The eclectic and inclusive nature of art making today poses a number of challenges for teachers who wish to extend their art curriculum in schools to encompass contemporary visual art.

These range from practical concerns such as the availability of resources, multimedia training and appropriate classroom/studio space, to subject-related questions about meaning-making and the value of contemporary visual art in contributing to the art curriculum and to pupils’ lives.

This paper argues that in order to support teachers in expanding their curricula, it is necessary to teach the skills of interpretation to pupils.

It explores the particular challenges posed by the process of interpretation in contemporary visual art as evidenced through an action research project undertaken at Tate Modern’s Summer Institute for Teachers in 2002.

For the purposes of the paper, the field of contemporary visual art is seen, in the words of Linda Weintraub, as one from which, ‘No topic, no medium, no process, no intention, no professional protocols, and no aesthetic principles are exempt.’

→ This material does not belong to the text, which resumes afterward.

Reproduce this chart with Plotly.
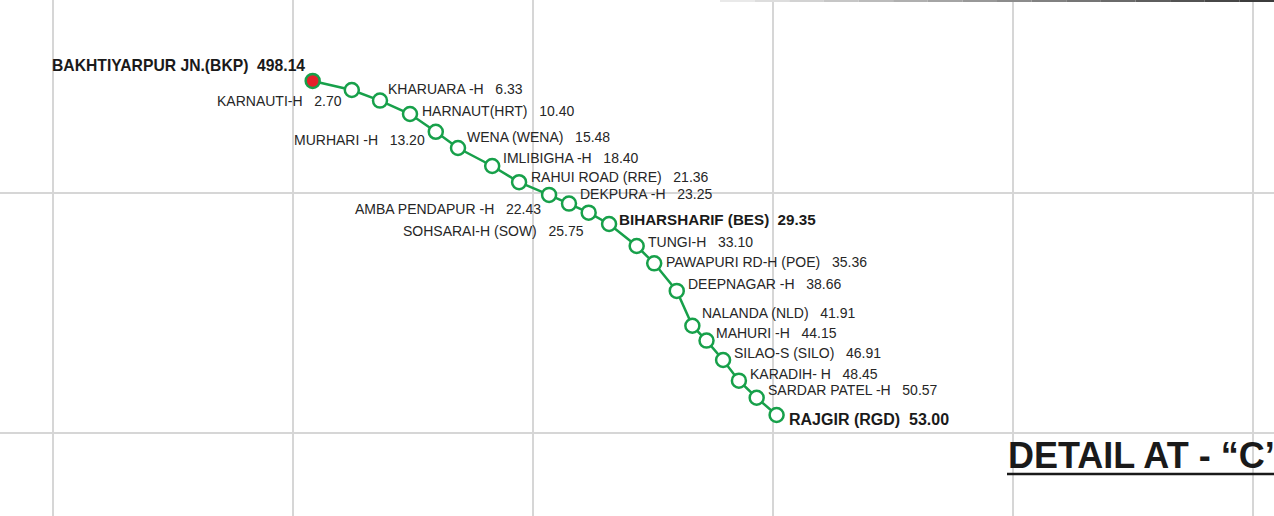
import plotly.graph_objects as go

# Station data (map coordinates in grid units; chainage in km)
stations = [
    "BAKHTIYARPUR JN.(BKP)", "KARNAUTI-H", "KHARUARA -H", "HARNAUT(HRT)", "MURHARI -H",
    "WENA (WENA)", "IMLIBIGHA -H", "RAHUI ROAD (RRE)", "AMBA PENDAPUR -H", "DEKPURA -H",
    "SOHSARAI-H (SOW)", "BIHARSHARIF (BES)", "TUNGI-H", "PAWAPURI RD-H (POE)", "DEEPNAGAR -H",
    "NALANDA (NLD)", "MAHURI -H", "SILAO-S (SILO)", "KARADIH- H", "SARDAR PATEL -H",
    "RAJGIR (RGD)",
]
chainage = [498.14, 2.70, 6.33, 10.40, 13.20, 15.48, 18.40, 21.36, 22.43, 23.25,
            25.75, 29.35, 33.10, 35.36, 38.66, 41.91, 44.15, 46.91, 48.45, 50.57, 53.00]
map_x = [1.082, 1.245, 1.3625, 1.4875, 1.595, 1.6875, 1.830, 1.942, 2.067, 2.150,
         2.232, 2.317, 2.432, 2.505, 2.599, 2.664, 2.723, 2.792, 2.858, 2.932, 3.015]
map_y = [1.467, 1.429, 1.385, 1.329, 1.255, 1.1875, 1.1125, 1.045, 0.992, 0.956,
         0.918, 0.871, 0.779, 0.707, 0.592, 0.447, 0.385, 0.304, 0.218, 0.147, 0.075]
major = ["BAKHTIYARPUR JN.(BKP)", "BIHARSHARIF (BES)", "RAJGIR (RGD)"]
junction = "BAKHTIYARPUR JN.(BKP)"
title_text = "DETAIL AT - \u201cC\u2019"

# label placement (pixel offsets from marker, anchor side)
label_dx = [-6, -8, 6, 10, -9, 7, 9, 10, -6, 9, -3, 8, 9, 10, 9, 8, 7, 9, 9, 9, 10]
label_dy = [15, -11, 12, 3, -8, 11, 8, 5, -14, 9.5, -18, 4, 4, 1, 7, 13, 7.5, 7, 7, 8, -4]
label_side = ["right", "right", "left", "left", "right", "left", "left", "left", "right", "left",
              "right", "left", "left", "left", "left", "left", "left", "left", "left", "left", "left"]

GREEN = "#17a04a"
RED = "#e5202a"
FONT = "Liberation Sans, Arial, sans-serif"

fig = go.Figure()
fig.add_trace(go.Scatter(
    x=map_x, y=map_y, mode="lines+markers",
    line=dict(color=GREEN, width=2.5),
    marker=dict(size=14, color=[RED if s == junction else "white" for s in stations],
                line=dict(color=GREEN, width=2.5)),
    hoverinfo="skip", showlegend=False,
))

NB = "\u00a0"
for i, name in enumerate(stations):
    is_major = name in major
    gap = NB * 2 if is_major else NB * 3
    txt = f"{name}{gap}{chainage[i]:.2f}"
    if is_major:
        txt = f"<b>{txt}</b>"
    size = 14
    if name == junction:
        size = 15.7
    elif name == "RAJGIR (RGD)":
        size = 16
    elif is_major:
        size = 15.2
    fig.add_annotation(
        x=map_x[i], y=map_y[i], xref="x", yref="y", text=txt, showarrow=False,
        xanchor=label_side[i], yanchor="middle",
        xshift=label_dx[i], yshift=label_dy[i],
        font=dict(family=FONT, size=size, color="#1a1a1a" if is_major else "#262626"),
    )

W, H = 1274, 516

# title
fig.add_annotation(
    x=1006 / W, y=1 - 455 / H, xref="paper", yref="paper", text=f"<b>{title_text}</b>",
    showarrow=False, xanchor="left", yanchor="middle",
    font=dict(family=FONT, size=36, color="#1a1a1a"),
)

shapes = [dict(type="line", xref="paper", yref="paper", x0=1007 / W, x1=1.0,
               y0=1 - 474 / H, y1=1 - 474 / H, line=dict(color="#1a1a1a", width=2.5))]
# top border fading in from the left
n_seg = 16
start, end = 720, 1274
for k in range(n_seg):
    a = start + (end - start) * k / n_seg
    b = start + (end - start) * (k + 1) / n_seg
    g = int(245 - (245 - 60) * (k + 1) / n_seg)
    shapes.append(dict(type="line", xref="paper", yref="paper", x0=a / W, x1=b / W,
                       y0=1 - 1 / H, y1=1 - 1 / H,
                       line=dict(color=f"rgb({g},{g},{g})", width=2)))

fig.update_layout(
    width=W, height=H, margin=dict(l=0, r=0, t=0, b=0),
    paper_bgcolor="white", plot_bgcolor="white",
    shapes=shapes,
    xaxis=dict(range=[-53 / 240, (W - 53) / 240], dtick=1, tick0=0, showgrid=True,
               gridcolor="#d6d6d6", gridwidth=1.5, zeroline=False, showticklabels=False,
               showline=False, fixedrange=True),
    yaxis=dict(range=[(433 - H) / 240, 433 / 240], dtick=1, tick0=0, showgrid=True,
               gridcolor="#d6d6d6", gridwidth=1.5, zeroline=False, showticklabels=False,
               showline=False, fixedrange=True),
)
fig.write_html("out.html", config={"displayModeBar": False},
               post_script="document.body.style.margin='0';document.body.style.padding='0';"
                           "document.body.style.overflow='hidden';")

 To this we would add that the work of contemporary visual artists is as much defined by their ideas as by their media. As such, being able to engage with these ideas is as important as knowing how to manipulate media.

While debates around the value and character of interpretation are familiar to the language and practice of contemporary art, and the disciplines of art history and art criticism, they are yet to find a place in the school art and design curriculum.